DIRECTIVE. Copy each line of the listing below exactly.
start PROVIDED MATERIAL
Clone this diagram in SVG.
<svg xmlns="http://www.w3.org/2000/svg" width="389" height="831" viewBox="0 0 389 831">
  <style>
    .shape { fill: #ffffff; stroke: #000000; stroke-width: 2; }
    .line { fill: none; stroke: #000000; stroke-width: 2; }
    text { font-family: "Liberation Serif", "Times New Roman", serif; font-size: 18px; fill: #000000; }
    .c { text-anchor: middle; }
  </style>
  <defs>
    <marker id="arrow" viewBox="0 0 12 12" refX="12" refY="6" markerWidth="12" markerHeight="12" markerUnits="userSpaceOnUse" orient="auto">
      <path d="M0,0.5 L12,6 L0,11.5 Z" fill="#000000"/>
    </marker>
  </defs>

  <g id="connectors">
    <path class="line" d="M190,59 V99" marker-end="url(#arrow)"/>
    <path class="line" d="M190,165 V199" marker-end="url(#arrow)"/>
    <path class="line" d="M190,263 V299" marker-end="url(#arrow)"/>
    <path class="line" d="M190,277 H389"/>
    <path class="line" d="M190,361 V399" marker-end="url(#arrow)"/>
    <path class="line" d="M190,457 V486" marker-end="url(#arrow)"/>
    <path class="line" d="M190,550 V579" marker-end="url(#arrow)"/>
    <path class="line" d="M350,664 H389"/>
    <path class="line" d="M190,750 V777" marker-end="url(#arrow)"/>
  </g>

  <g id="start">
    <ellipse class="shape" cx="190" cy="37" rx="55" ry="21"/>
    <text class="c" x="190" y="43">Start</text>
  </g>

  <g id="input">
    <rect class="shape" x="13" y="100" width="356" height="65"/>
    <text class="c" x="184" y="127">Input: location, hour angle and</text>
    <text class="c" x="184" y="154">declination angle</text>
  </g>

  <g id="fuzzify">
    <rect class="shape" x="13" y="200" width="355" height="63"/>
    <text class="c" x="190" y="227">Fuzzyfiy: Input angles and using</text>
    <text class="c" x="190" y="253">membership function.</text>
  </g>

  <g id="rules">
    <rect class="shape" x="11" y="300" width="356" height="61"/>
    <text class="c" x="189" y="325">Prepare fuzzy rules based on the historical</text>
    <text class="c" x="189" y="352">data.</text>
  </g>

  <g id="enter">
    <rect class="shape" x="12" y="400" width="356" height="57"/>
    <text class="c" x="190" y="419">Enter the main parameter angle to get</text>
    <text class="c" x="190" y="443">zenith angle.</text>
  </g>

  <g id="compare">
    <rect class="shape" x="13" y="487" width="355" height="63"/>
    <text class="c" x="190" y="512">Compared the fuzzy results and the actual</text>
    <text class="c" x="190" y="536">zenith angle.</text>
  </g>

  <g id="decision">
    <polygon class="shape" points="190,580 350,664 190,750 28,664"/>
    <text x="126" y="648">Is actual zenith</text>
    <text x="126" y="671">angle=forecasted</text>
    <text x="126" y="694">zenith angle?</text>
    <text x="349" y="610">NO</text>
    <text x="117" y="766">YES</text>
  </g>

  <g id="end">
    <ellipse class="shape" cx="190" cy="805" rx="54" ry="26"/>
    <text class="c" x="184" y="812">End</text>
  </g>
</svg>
end PROVIDED MATERIAL
CORRECT OUTPUT.
Clone this diagram in SVG.
<svg xmlns="http://www.w3.org/2000/svg" width="389" height="831" viewBox="0 0 389 831">
  <style>
    .shape { fill: #ffffff; stroke: #000000; stroke-width: 2; }
    .line { fill: none; stroke: #000000; stroke-width: 2; }
    text { font-family: "Liberation Serif", "Times New Roman", serif; font-size: 18px; fill: #000000; }
    .c { text-anchor: middle; }
  </style>
  <defs>
    <marker id="arrow" viewBox="0 0 12 12" refX="12" refY="6" markerWidth="12" markerHeight="12" markerUnits="userSpaceOnUse" orient="auto">
      <path d="M0,0.5 L12,6 L0,11.5 Z" fill="#000000"/>
    </marker>
  </defs>

  <g id="connectors">
    <path class="line" d="M190,59 V99" marker-end="url(#arrow)"/>
    <path class="line" d="M190,165 V199" marker-end="url(#arrow)"/>
    <path class="line" d="M190,263 V299" marker-end="url(#arrow)"/>
    <path class="line" d="M190,277 H389"/>
    <path class="line" d="M190,361 V399" marker-end="url(#arrow)"/>
    <path class="line" d="M190,457 V486" marker-end="url(#arrow)"/>
    <path class="line" d="M190,550 V579" marker-end="url(#arrow)"/>
    <path class="line" d="M350,664 H389"/>
    <path class="line" d="M190,750 V777" marker-end="url(#arrow)"/>
  </g>

  <g id="start">
    <ellipse class="shape" cx="190" cy="37" rx="55" ry="21"/>
    <text class="c" x="190" y="43">Start</text>
  </g>

  <g id="input">
    <rect class="shape" x="13" y="100" width="356" height="65"/>
    <text class="c" x="184" y="127">Input: location, hour angle and</text>
    <text class="c" x="184" y="154">declination angle</text>
  </g>

  <g id="fuzzify">
    <rect class="shape" x="13" y="200" width="355" height="63"/>
    <text class="c" x="190" y="227">Fuzzyfiy: Input angles and using</text>
    <text class="c" x="190" y="253">membership function.</text>
  </g>

  <g id="rules">
    <rect class="shape" x="11" y="300" width="356" height="61"/>
    <text class="c" x="189" y="325">Prepare fuzzy rules based on the historical</text>
    <text class="c" x="189" y="352">data.</text>
  </g>

  <g id="enter">
    <rect class="shape" x="12" y="400" width="356" height="57"/>
    <text class="c" x="190" y="419">Enter the main parameter angle to get</text>
    <text class="c" x="190" y="443">zenith angle.</text>
  </g>

  <g id="compare">
    <rect class="shape" x="13" y="487" width="355" height="63"/>
    <text class="c" x="190" y="512">Compared the fuzzy results and the actual</text>
    <text class="c" x="190" y="536">zenith angle.</text>
  </g>

  <g id="decision">
    <polygon class="shape" points="190,580 350,664 190,750 28,664"/>
    <text x="126" y="648">Is actual zenith</text>
    <text x="126" y="671">angle=forecasted</text>
    <text x="126" y="694">zenith angle?</text>
    <text x="349" y="610">NO</text>
    <text x="117" y="766">YES</text>
  </g>

  <g id="end">
    <ellipse class="shape" cx="190" cy="805" rx="54" ry="26"/>
    <text class="c" x="184" y="812">End</text>
  </g>
</svg>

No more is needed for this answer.